As the old adage says, “What you don’t know can kill you.”   I offer a solution in the last paragraph but think about this. You shake someone’s hand who is beginning a cold and before you know it you too have a cold. You can’t see salmonella in your food or E.coli in the water but both will make you sick.  We don’t know if there are germs on the door handles, on the elevator buttons or the shopping cart we push around at the supermarket but they can all harm us. So obviously the saying holds a huge element of truth.

Without knowing all sides to the issues we often have to make choices. Think of medical concerns we face. A friend of ours diagnosed with cancer refused chemotherapy and for him it was the best thing. Another friend had chemotherapy and radiation, the cancer went into remission and it has probably added some years to his life. In such circumstances we should be asking many questions of the medical profession. We should seek to know all the implications and likely scenarios. It is the only way we will know what we don’t know.

We make decisions all day and every day, some good, some bad, many without having to think too much about them. My wife and I were invited to view a newly renovated house recently. It meant climbing two lots of steep stairs. Suffering from Parkinson’s that would have been very difficult for my wife, but not impossible. She would have needed help getting up the stairs and even more help coming down. The risk of falling was out of proportion to being left with a mental image of the renovated place. More than one person could have finished up in hospital. Some decisions are no brainers!

However, there are more critical issues which affect the whole family. Should we move house, should I change my job, how can I better provide for my family, and other similar crucial issues. Many of us faced those hard questions when we moved to this country. I know from personal communication that some of you are facing some tough situations right now. I feel for you. It is very hard, especially when you so desperately want to make the right decision and do the right thing. Unfortunately we often have to make choices or decisions just with the information we have to hand. It is here where your “gut feeling” often comes into play.

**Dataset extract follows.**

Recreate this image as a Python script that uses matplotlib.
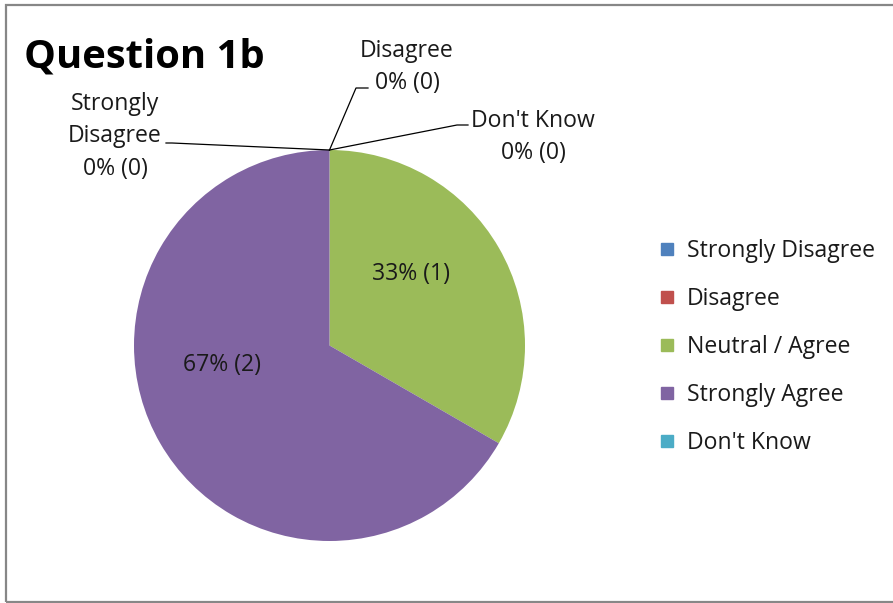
import matplotlib
matplotlib.use("Agg")
import matplotlib.pyplot as plt
from matplotlib.lines import Line2D
from matplotlib.patches import Rectangle

categories = ["Strongly Disagree", "Disagree", "Neutral / Agree", "Strongly Agree", "Don't Know"]
counts = [0, 0, 1, 2, 0]
colors = ["#4F81BD", "#C0504D", "#9BBB59", "#8064A2", "#4BACC6"]
title = "Question 1b"

plt.rcParams['font.family'] = ['Open Sans', 'DejaVu Sans']

W, H = 893, 603
fig = plt.figure(figsize=(W / 100, H / 100), dpi=100)
ax = fig.add_axes([0, 0, 1, 1])

def py(y):
    return H - y

cx, cy, r = 329.5, py(345.5), 195.5
wedges, _ = ax.pie(counts, colors=colors, startangle=90, counterclock=False,
                   center=(cx, cy), radius=r, frame=True,
                   wedgeprops=dict(linewidth=0))
ax.set_xlim(0, W)
ax.set_ylim(0, H)
ax.set_aspect('equal')
ax.axis('off')

total = sum(counts)
def lab(c):
    return f"{round(100 * c / total)}% ({c})"

fs = 16.6
tc = "#1a1a1a"
ls = 1.48
# inside labels
ax.text(411, py(274.5), lab(counts[2]), ha='center', va='center', fontsize=fs, color=tc)
ax.text(222, py(365), lab(counts[3]), ha='center', va='center', fontsize=fs, color=tc)

# outside labels for zero slices
top = (cx, py(150))
ax.text(115, py(136.5), f"{categories[0].replace(' ', chr(10))}\n{lab(counts[0])}",
        ha='center', va='center', fontsize=fs, color=tc, linespacing=ls)
ax.plot([166, 172, top[0]], [py(143), py(143), top[1]], color='black', lw=0.9)

ax.text(407, py(67), f"{categories[1]}\n{lab(counts[1])}",
        ha='center', va='center', fontsize=fs, color=tc, linespacing=ls)
ax.plot([368, 356, top[0]], [py(88), py(88), top[1]], color='black', lw=0.9)

ax.text(533, py(137), f"{categories[4]}\n{lab(counts[4])}",
        ha='center', va='center', fontsize=fs, color=tc, linespacing=ls)
ax.plot([468, 457, top[0]], [py(125), py(125), top[1]], color='black', lw=0.9)

# title
ax.text(24, py(67), title, ha='left', va='baseline', fontsize=28.8, fontweight='bold', color='black')

# legend
handles = [Line2D([], [], marker='s', linestyle='', markersize=8, color=c) for c in colors]
leg = ax.legend(handles, categories, loc='upper left', bbox_to_anchor=(659 / W, 1 - 239 / H),
                frameon=False, fontsize=fs, handlelength=0.7, handletextpad=0.5,
                labelspacing=1.04, borderpad=0, borderaxespad=0, labelcolor=tc)

# frame
fig.patches.append(Rectangle((5.5 / W, (H - 601.5) / H), 1.0, (601.5 - 4.5) / H,
                             transform=fig.transFigure, fill=False, edgecolor='#878787', lw=1.6))

fig.savefig("out.png", dpi=100)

What I would say is this. Make those decisions with care. Try to check out all aspects from every possible angle, especially the affect upon your family and others impacted by your choice. Get to know what you don’t know about the road ahead. It takes courage to move forward without all the knowledge we might wish for but move forward we do, and invariably we are glad we did. It is always good to seek counsel from trusted friends who have your interest at heart. An outside objective view will go a long way to clear away the fog hanging over a difficult decision.

Christians should have an advantage with prayer and the guidance of God. It should give some clarity to the way ahead. However, sometimes we are anxious to act and maybe a little impatient in waiting for an answer. It reminds me of the person who said, “Give me patience Lord but hurry up about it!”

I know life choices and big decisions are serious but let me conclude with a more lighthearted consideration. Because it is true that what we don’t know can harm us, we need to get to know what we don’t know then we will know what we don’t know and what we don’t know can’t hurt us anymore. Now there’s your thought for the day!